• Stated exercise: Begin at the top of the entries below and write out every line through the one containing "(714,0) -- (714,1003);", excluding pictures.

• Data to process:
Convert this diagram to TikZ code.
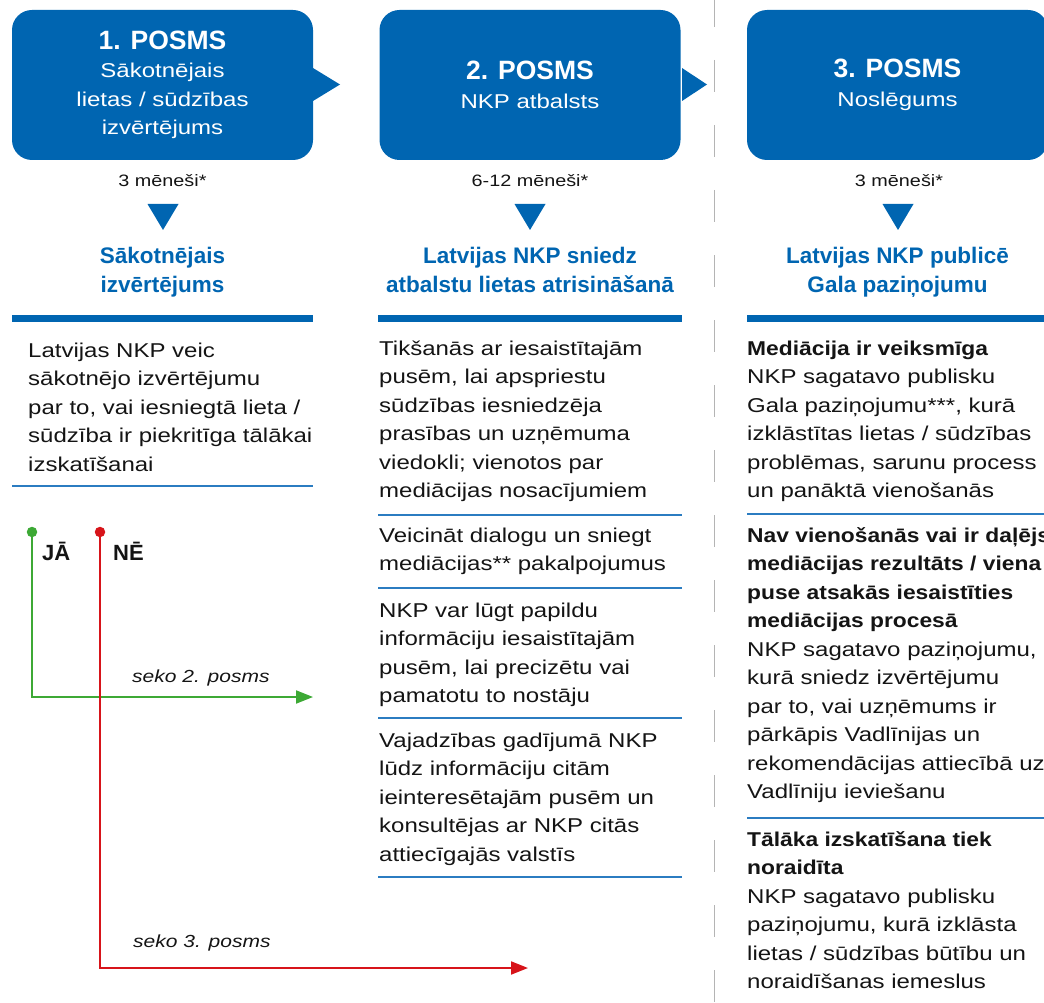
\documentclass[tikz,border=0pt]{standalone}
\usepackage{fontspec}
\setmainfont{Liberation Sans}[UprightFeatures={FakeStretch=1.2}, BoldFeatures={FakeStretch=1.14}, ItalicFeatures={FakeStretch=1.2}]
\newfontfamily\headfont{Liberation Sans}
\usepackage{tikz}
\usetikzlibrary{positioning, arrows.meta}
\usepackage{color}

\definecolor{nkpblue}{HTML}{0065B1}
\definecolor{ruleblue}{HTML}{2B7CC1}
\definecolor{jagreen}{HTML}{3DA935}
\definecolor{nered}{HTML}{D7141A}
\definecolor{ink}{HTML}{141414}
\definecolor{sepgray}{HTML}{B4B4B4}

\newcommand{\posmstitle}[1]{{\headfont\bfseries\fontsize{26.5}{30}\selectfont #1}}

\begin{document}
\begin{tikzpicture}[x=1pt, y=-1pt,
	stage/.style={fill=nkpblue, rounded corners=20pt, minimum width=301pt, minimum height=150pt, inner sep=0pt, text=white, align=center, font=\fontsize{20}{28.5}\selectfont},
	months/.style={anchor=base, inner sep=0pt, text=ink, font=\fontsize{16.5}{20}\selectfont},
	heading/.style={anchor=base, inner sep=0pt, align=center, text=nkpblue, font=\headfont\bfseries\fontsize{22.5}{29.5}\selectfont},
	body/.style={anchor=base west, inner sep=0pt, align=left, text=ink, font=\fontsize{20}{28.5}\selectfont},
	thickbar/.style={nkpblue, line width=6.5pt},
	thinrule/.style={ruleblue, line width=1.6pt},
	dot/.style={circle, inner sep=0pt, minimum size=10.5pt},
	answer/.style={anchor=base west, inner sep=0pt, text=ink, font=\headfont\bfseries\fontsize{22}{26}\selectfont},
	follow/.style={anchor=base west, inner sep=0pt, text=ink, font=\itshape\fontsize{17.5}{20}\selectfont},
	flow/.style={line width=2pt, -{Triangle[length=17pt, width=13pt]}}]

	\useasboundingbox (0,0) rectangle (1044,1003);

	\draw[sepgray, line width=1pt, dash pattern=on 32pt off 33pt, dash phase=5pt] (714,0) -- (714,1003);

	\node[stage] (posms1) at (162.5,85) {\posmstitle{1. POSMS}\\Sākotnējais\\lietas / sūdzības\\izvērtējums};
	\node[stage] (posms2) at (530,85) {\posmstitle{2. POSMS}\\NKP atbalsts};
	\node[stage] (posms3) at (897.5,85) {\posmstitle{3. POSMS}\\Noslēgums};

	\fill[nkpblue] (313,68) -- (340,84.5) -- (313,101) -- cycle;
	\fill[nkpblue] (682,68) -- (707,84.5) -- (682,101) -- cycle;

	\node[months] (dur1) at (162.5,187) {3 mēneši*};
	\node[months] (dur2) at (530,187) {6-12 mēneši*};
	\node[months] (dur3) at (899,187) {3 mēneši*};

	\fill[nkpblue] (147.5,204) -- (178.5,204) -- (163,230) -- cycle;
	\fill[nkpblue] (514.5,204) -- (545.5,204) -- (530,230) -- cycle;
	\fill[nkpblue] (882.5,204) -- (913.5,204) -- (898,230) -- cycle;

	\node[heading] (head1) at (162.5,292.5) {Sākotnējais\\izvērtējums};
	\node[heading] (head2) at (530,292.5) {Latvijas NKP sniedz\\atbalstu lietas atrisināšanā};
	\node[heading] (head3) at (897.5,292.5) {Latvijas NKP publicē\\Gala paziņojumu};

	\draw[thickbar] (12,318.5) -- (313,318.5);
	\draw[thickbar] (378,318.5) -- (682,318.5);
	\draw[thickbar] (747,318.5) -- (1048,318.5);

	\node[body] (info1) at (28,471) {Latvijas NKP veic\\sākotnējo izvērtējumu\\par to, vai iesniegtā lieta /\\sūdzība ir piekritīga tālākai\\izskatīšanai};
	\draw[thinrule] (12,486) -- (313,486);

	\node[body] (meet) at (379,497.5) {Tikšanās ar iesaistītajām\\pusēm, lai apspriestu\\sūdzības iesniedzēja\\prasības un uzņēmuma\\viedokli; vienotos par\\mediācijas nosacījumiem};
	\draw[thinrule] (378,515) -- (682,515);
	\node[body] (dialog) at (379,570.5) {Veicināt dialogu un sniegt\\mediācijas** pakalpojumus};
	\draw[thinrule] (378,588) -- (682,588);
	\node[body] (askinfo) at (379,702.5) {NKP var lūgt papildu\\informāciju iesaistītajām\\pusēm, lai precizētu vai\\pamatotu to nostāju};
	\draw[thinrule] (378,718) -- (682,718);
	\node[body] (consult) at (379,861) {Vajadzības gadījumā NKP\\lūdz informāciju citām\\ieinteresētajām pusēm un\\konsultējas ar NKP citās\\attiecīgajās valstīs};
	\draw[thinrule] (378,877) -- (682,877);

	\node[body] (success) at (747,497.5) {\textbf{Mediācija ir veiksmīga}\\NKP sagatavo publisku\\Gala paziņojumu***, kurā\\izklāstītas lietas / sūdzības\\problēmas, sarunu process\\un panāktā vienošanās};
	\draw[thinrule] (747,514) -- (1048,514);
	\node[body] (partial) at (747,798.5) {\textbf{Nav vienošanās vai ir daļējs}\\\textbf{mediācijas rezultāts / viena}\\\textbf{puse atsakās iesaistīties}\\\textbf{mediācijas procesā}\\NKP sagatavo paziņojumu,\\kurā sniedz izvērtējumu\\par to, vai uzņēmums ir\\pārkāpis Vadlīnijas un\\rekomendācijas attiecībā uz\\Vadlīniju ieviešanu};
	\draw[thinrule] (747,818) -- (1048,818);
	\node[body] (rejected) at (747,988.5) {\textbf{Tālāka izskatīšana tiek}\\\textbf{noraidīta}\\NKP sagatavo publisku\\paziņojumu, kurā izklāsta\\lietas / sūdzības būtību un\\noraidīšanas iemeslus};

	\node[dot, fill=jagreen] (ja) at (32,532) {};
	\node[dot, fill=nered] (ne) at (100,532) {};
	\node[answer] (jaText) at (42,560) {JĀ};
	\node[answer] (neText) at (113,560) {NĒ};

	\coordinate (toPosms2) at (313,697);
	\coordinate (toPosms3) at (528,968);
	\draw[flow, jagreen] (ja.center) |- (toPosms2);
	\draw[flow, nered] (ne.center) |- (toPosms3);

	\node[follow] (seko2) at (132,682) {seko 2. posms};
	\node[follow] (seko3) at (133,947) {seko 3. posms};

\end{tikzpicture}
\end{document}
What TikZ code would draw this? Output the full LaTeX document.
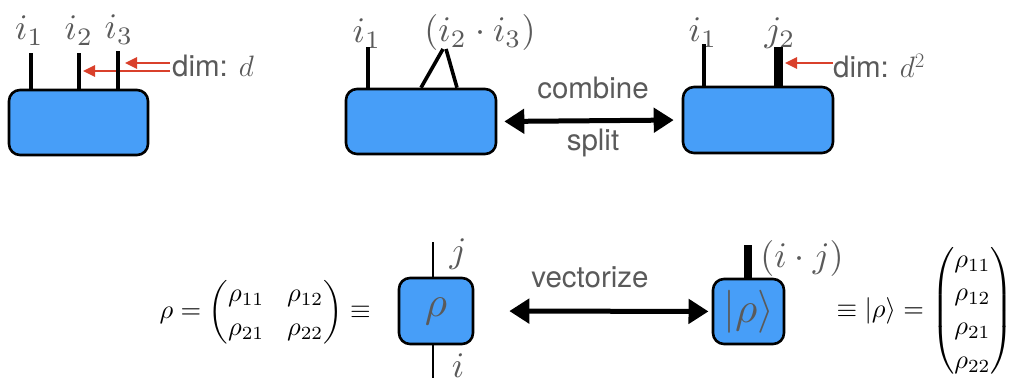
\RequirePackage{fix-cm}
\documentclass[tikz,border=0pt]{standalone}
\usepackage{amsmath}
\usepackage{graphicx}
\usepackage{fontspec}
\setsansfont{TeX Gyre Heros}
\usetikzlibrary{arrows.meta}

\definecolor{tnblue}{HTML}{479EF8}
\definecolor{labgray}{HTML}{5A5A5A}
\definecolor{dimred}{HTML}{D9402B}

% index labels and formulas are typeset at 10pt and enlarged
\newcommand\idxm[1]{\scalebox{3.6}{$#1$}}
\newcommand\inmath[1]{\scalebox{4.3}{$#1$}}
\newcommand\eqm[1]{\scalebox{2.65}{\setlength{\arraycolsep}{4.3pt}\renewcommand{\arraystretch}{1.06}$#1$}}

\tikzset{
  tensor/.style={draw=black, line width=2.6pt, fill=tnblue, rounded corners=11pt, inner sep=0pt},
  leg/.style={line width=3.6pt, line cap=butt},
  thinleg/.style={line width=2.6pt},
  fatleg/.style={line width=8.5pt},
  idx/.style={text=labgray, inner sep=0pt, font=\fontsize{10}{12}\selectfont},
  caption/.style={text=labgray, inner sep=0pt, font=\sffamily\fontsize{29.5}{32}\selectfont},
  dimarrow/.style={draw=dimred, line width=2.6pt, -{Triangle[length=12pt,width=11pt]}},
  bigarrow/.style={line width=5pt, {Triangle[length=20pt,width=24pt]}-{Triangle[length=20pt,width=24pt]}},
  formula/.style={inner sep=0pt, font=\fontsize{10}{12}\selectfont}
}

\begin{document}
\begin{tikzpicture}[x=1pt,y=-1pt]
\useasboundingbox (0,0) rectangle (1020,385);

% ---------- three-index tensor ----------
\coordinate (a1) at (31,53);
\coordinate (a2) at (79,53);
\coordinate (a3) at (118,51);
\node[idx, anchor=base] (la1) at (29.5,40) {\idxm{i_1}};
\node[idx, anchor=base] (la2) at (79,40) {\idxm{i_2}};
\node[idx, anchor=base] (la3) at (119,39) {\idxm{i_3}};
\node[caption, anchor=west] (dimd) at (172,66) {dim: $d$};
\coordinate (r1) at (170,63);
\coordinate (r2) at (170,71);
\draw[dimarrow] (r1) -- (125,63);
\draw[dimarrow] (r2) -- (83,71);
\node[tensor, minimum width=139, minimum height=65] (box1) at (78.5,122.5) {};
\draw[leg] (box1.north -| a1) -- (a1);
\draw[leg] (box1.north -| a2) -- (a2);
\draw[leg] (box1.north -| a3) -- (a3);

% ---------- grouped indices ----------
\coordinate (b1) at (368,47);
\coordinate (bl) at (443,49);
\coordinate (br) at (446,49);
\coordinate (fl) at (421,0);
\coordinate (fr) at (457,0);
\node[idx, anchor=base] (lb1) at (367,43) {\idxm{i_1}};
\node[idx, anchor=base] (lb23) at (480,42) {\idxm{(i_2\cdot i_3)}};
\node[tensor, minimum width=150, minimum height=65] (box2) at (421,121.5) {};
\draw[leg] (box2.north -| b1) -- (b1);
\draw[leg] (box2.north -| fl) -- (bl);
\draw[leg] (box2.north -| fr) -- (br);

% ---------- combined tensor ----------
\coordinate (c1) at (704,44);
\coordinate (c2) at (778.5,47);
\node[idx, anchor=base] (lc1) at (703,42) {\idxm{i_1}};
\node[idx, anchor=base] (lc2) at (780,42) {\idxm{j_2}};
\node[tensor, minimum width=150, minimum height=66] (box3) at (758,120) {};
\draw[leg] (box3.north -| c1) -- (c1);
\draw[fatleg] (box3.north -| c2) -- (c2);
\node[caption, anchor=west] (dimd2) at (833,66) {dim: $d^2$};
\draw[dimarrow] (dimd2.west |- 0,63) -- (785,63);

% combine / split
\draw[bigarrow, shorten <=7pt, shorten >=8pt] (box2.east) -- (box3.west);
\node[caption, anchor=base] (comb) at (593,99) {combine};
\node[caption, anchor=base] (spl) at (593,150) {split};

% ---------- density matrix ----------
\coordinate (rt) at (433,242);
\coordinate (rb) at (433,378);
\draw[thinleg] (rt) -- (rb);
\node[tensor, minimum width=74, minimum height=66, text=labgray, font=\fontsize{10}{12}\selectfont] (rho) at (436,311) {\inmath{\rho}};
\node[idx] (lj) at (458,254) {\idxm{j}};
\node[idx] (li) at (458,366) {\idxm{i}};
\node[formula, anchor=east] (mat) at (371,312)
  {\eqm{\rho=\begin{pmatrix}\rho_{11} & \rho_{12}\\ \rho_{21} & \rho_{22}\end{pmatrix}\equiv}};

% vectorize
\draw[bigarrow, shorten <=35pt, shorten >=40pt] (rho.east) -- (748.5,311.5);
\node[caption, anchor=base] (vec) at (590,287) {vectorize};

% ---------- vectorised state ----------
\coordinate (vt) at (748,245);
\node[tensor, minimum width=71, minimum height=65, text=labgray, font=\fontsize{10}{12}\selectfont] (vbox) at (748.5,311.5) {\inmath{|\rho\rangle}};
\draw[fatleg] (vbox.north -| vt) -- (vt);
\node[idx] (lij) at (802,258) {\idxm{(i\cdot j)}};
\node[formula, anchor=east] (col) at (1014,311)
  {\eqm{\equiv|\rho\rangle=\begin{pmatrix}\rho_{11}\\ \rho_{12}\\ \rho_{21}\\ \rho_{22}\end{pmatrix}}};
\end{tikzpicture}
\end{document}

• Exercise answer:
Convert this diagram to TikZ code.
\documentclass[tikz,border=0pt]{standalone}
\usepackage{fontspec}
\setmainfont{Liberation Sans}[UprightFeatures={FakeStretch=1.2}, BoldFeatures={FakeStretch=1.14}, ItalicFeatures={FakeStretch=1.2}]
\newfontfamily\headfont{Liberation Sans}
\usepackage{tikz}
\usetikzlibrary{positioning, arrows.meta}
\usepackage{color}

\definecolor{nkpblue}{HTML}{0065B1}
\definecolor{ruleblue}{HTML}{2B7CC1}
\definecolor{jagreen}{HTML}{3DA935}
\definecolor{nered}{HTML}{D7141A}
\definecolor{ink}{HTML}{141414}
\definecolor{sepgray}{HTML}{B4B4B4}

\newcommand{\posmstitle}[1]{{\headfont\bfseries\fontsize{26.5}{30}\selectfont #1}}

\begin{document}
\begin{tikzpicture}[x=1pt, y=-1pt,
	stage/.style={fill=nkpblue, rounded corners=20pt, minimum width=301pt, minimum height=150pt, inner sep=0pt, text=white, align=center, font=\fontsize{20}{28.5}\selectfont},
	months/.style={anchor=base, inner sep=0pt, text=ink, font=\fontsize{16.5}{20}\selectfont},
	heading/.style={anchor=base, inner sep=0pt, align=center, text=nkpblue, font=\headfont\bfseries\fontsize{22.5}{29.5}\selectfont},
	body/.style={anchor=base west, inner sep=0pt, align=left, text=ink, font=\fontsize{20}{28.5}\selectfont},
	thickbar/.style={nkpblue, line width=6.5pt},
	thinrule/.style={ruleblue, line width=1.6pt},
	dot/.style={circle, inner sep=0pt, minimum size=10.5pt},
	answer/.style={anchor=base west, inner sep=0pt, text=ink, font=\headfont\bfseries\fontsize{22}{26}\selectfont},
	follow/.style={anchor=base west, inner sep=0pt, text=ink, font=\itshape\fontsize{17.5}{20}\selectfont},
	flow/.style={line width=2pt, -{Triangle[length=17pt, width=13pt]}}]

	\useasboundingbox (0,0) rectangle (1044,1003);

	\draw[sepgray, line width=1pt, dash pattern=on 32pt off 33pt, dash phase=5pt] (714,0) -- (714,1003);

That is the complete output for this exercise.